【新連載】速水健朗のこれはニュースではない:プライベートジェットとウーバーイーツの話

プライベートジェットとウーバーイーツを動かす原理

松本清張『ゼロの焦点』(新潮社)

 切手にも鉄道にもマニアがいる。僕の父親は、切手と鉄道の切符のコレクターだった。戦後生まれ世代にとって、切手と鉄道は代表的な趣味の分野だった。社会学者の大澤真幸は、「極端にローカルで部分的な何かに」に惹かれる鉄道マニアたちは、実際には、その背後にある大きなシステムに惹かれているのだと指摘する(『不可能性の時代』)。鉄道の線路は田舎町の駅と首都を結んでいる。自分もそこに接続されている。その喜びは、おそらく切手の蒐集の原点でもある。どこかのポストに手紙を投函するとそれは中央局に運ばれ、そして別の場所に運ばれていく。切手はその郵便のシステムにおける重要な細部である。能登の被災男性が住んでいた地域には、かつては鉄道も通っていただろうか。かつて能登の隅々にまでローカル鉄道が通っていた。それが松本清張の『ゼロの焦点』に描かれている。

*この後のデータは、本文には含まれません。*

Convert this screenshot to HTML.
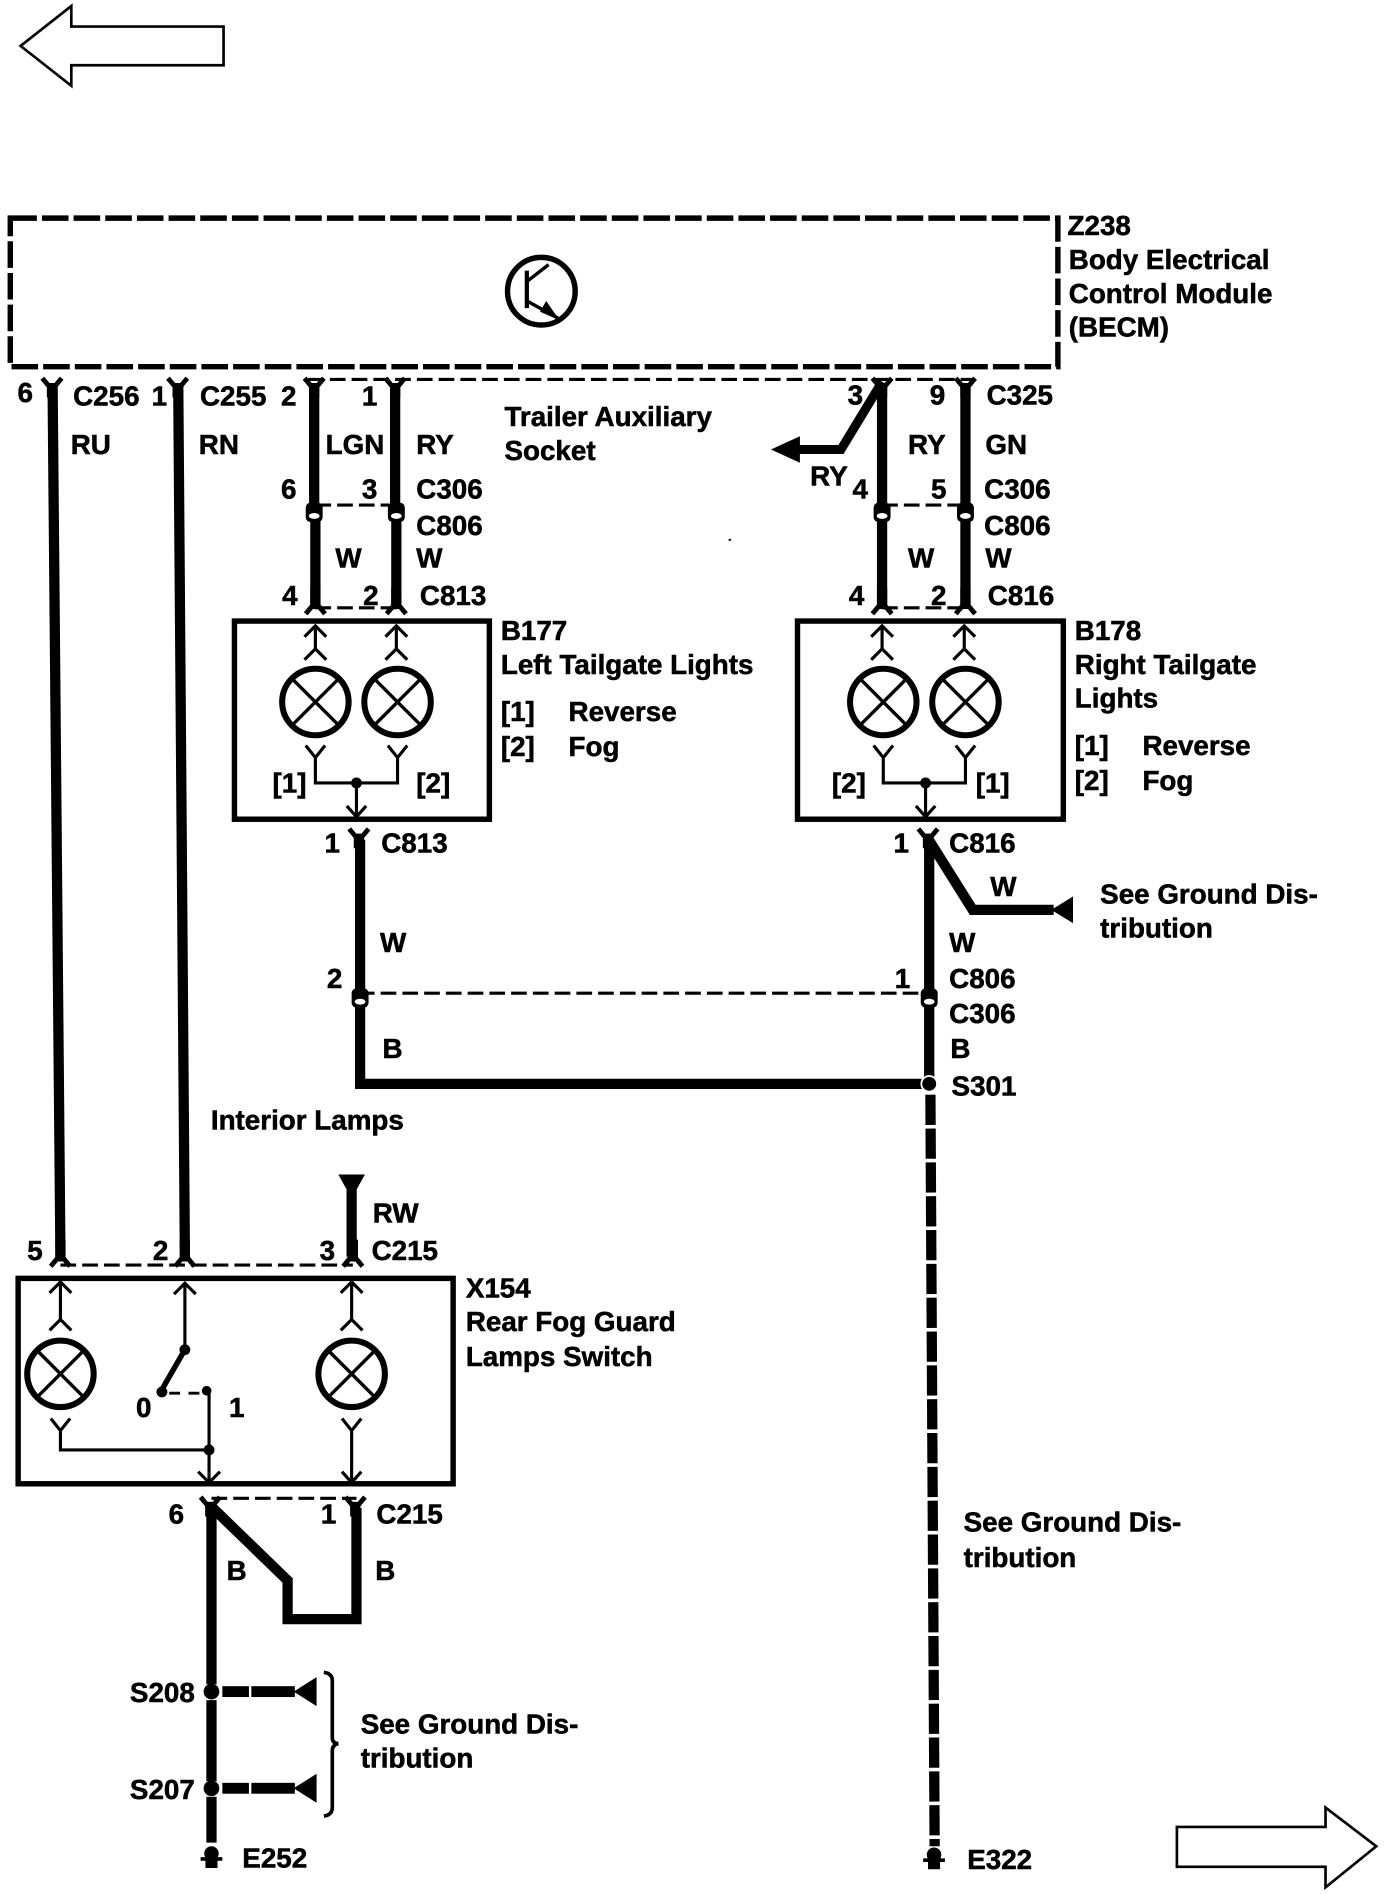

 郵便も鉄道も全盛期を過ぎた。デジタル化とモータリゼーションによってそれらはゆっくりと揺らいでいる。つまり近代国家が生み出した公共のサービス、それはとてつもない規模のインフラであり、国民1人当たりの単位としては、かなりお得なサービスとして提供されていた。つまり規模の経済の仕組みそのものだ。一方で、プライベートジェットとウーバーイーツはまた別の経済の原理で動いている。"プライベート"ジェットの名が示すように、それは公共ではない。プライベートジェットとウーバーイーツの時代には、国民意識や領域意識も変化するだろう。テイラー・スウィフトが飛び越えた羽田とラスベガスの距離、または"ピザが届く30分"の距離。現代はその2つに分断しつつある。これをテイラー風に言うなら、両者は絶対に絶対にヨリを戻したりしないということになるだろうか。